The firewall provides a real security benefit for keeping spam and malicious messages off the device. The only downside is that you may not receive those enticing offers for products you didn’t even know you wanted.

SSL and WTLS

To communicate with the Internet and corporate intranet, the BlackBerry creates an encrypted tunnel with either BIS or the enterprise’s BES. By default, SSL/Transport Layer Security (TLS) connections are terminated at the server; then the response is compressed and sent to clients. This is more risky than standard end-to-end SSL/TLS because the BlackBerry server is acting as a man-in-the-middle and could act maliciously or be compromised. Thankfully, the BlackBerry now supports proper end-to-end SSL/TLS.

Follow these instructions to enable proper SSL/TLS:

1. Open Options | Security Options | TLS.

2. Change the TLS Default setting from Proxy to Handheld.

3. Set the Encryption Strength to Strong Only.

4. Ensure that Prompt for Server Trust and Prompt for Domain Name are set to Yes. If these options are not enabled, the browser will not prompt when the server’s certificate is untrusted or does not match the domain name.

Now that proper SSL/TLS is enabled, it’s time to change the configuration of its wicked cousin, WTLS. WTLS is a proxy encryption protocol that is popular among mobile phones that do not have a lot of processing power or bandwidth to perform encryption operations. BlackBerry devices no longer fall into this category, so leaving weak versions of WTLS enabled is an unnecessary risk.

To disable weak WTLS, follow these steps:

1. Open Options | Security Options | TLS.

2. Change Encryption Strength to Strong Only.

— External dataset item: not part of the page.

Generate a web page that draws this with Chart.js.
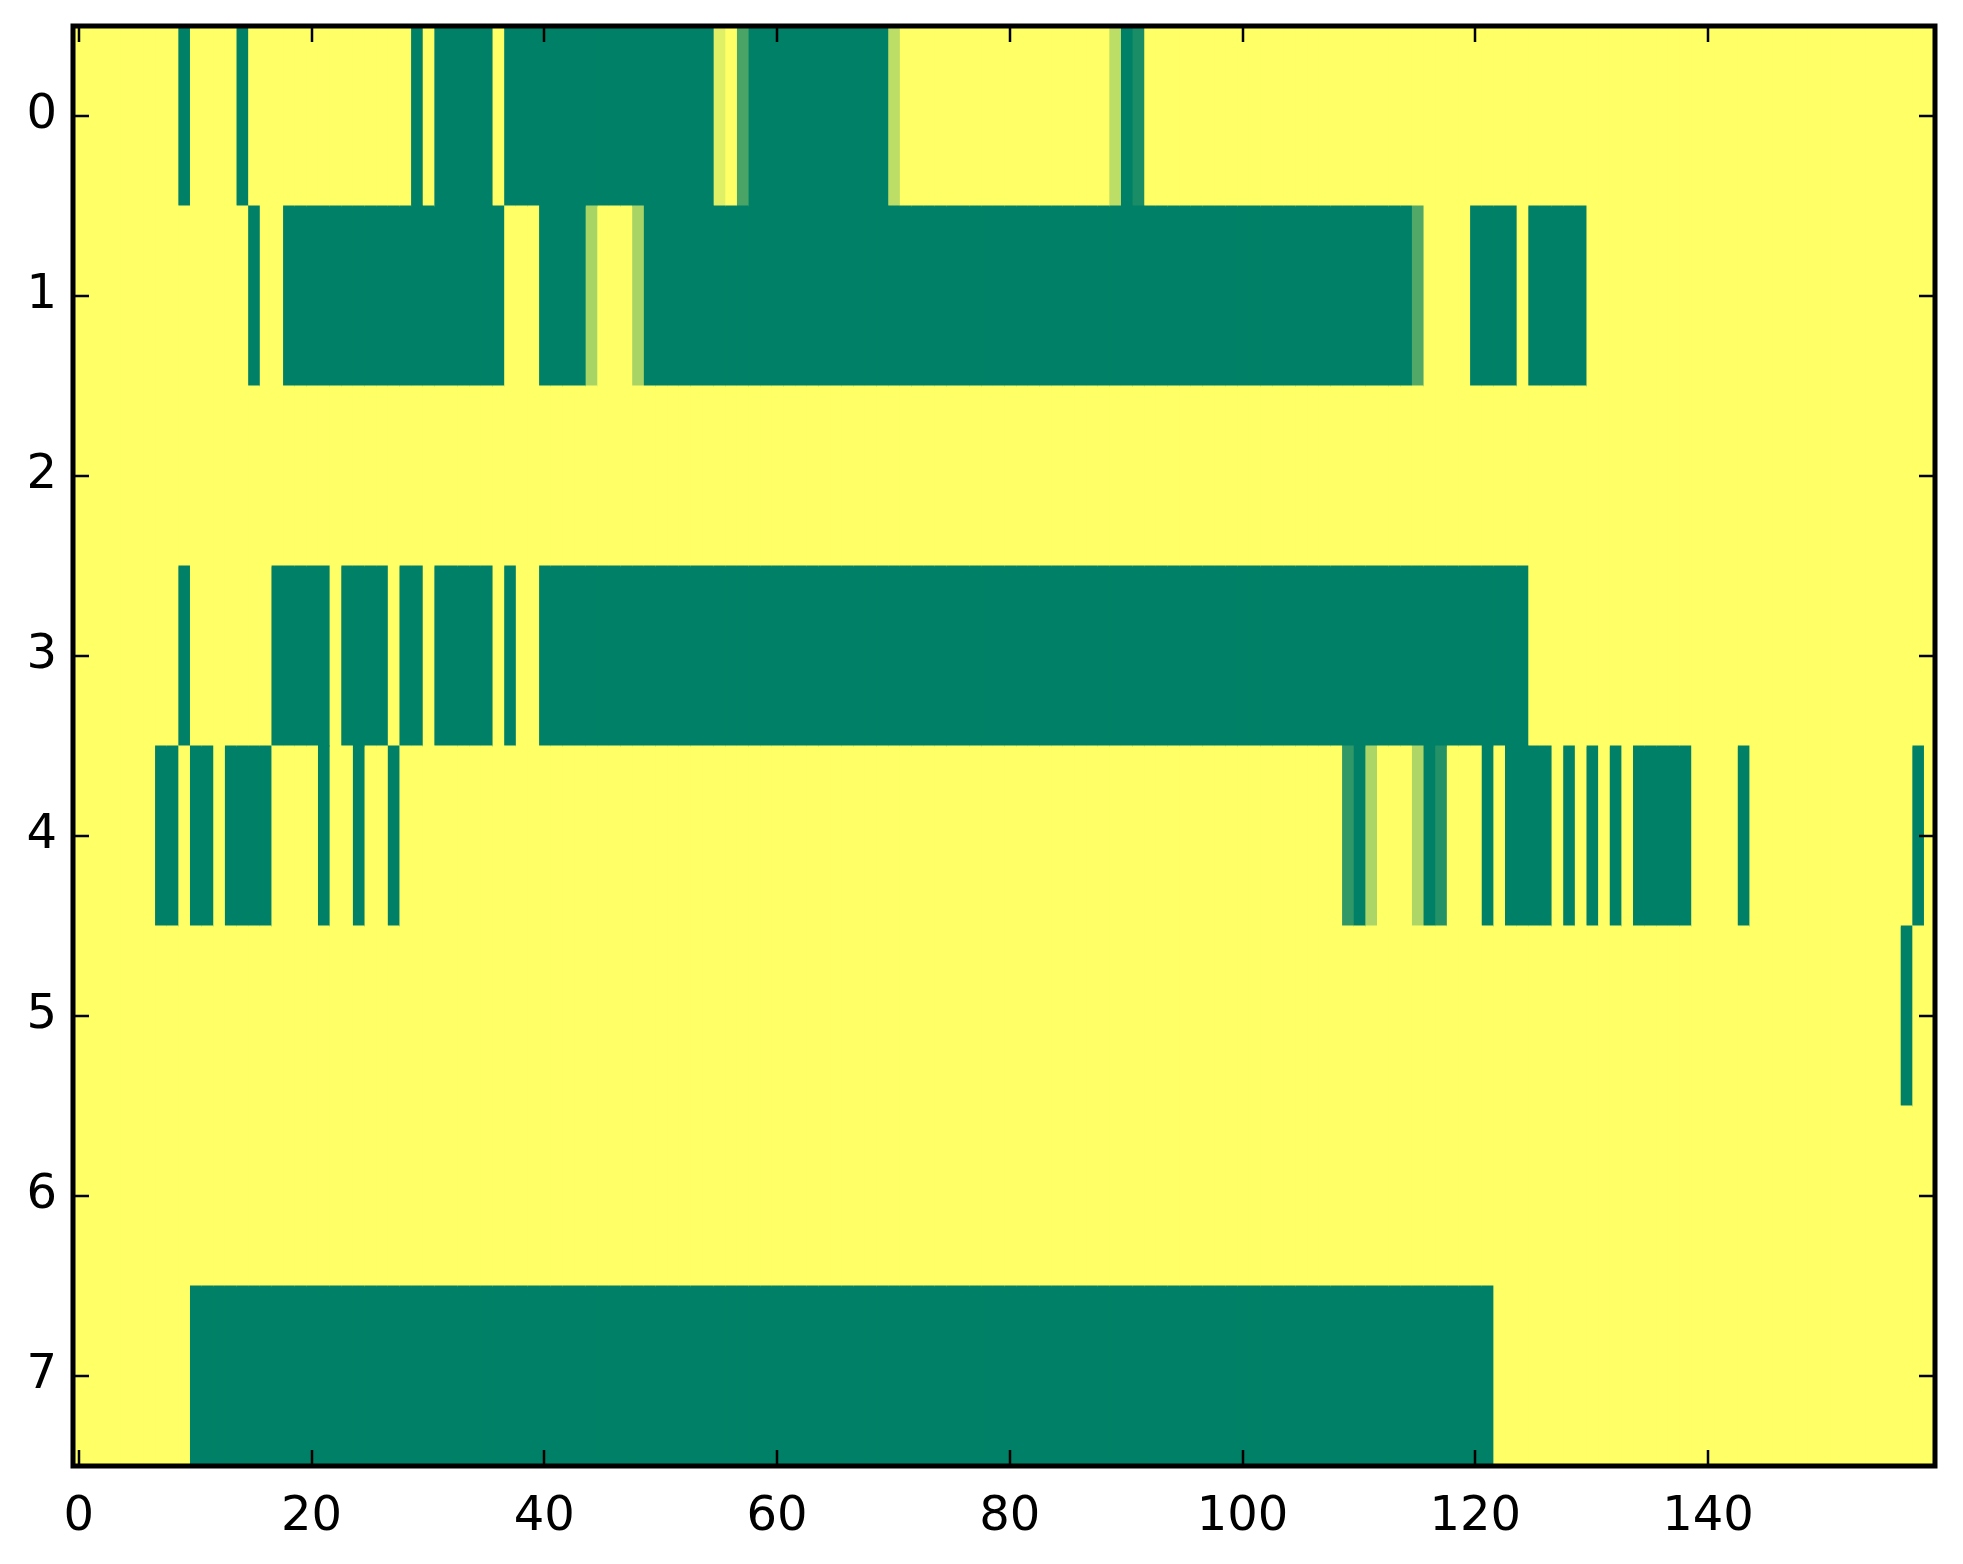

3. Make sure that Prompt for Server Trust is set to Yes.

Conclusion

BlackBerry is an advanced platform with many security features for users and application developers. When compared against the other mobile platforms, BlackBerry is the clear leader in on-device security and manageability. Applications are easily isolated from each other, and users or administrators are able to control how applications interact. The strong device security may be the reason why so much of the security community’s efforts have been focused on BES, because well-written applications should stand up well even against determined attackers.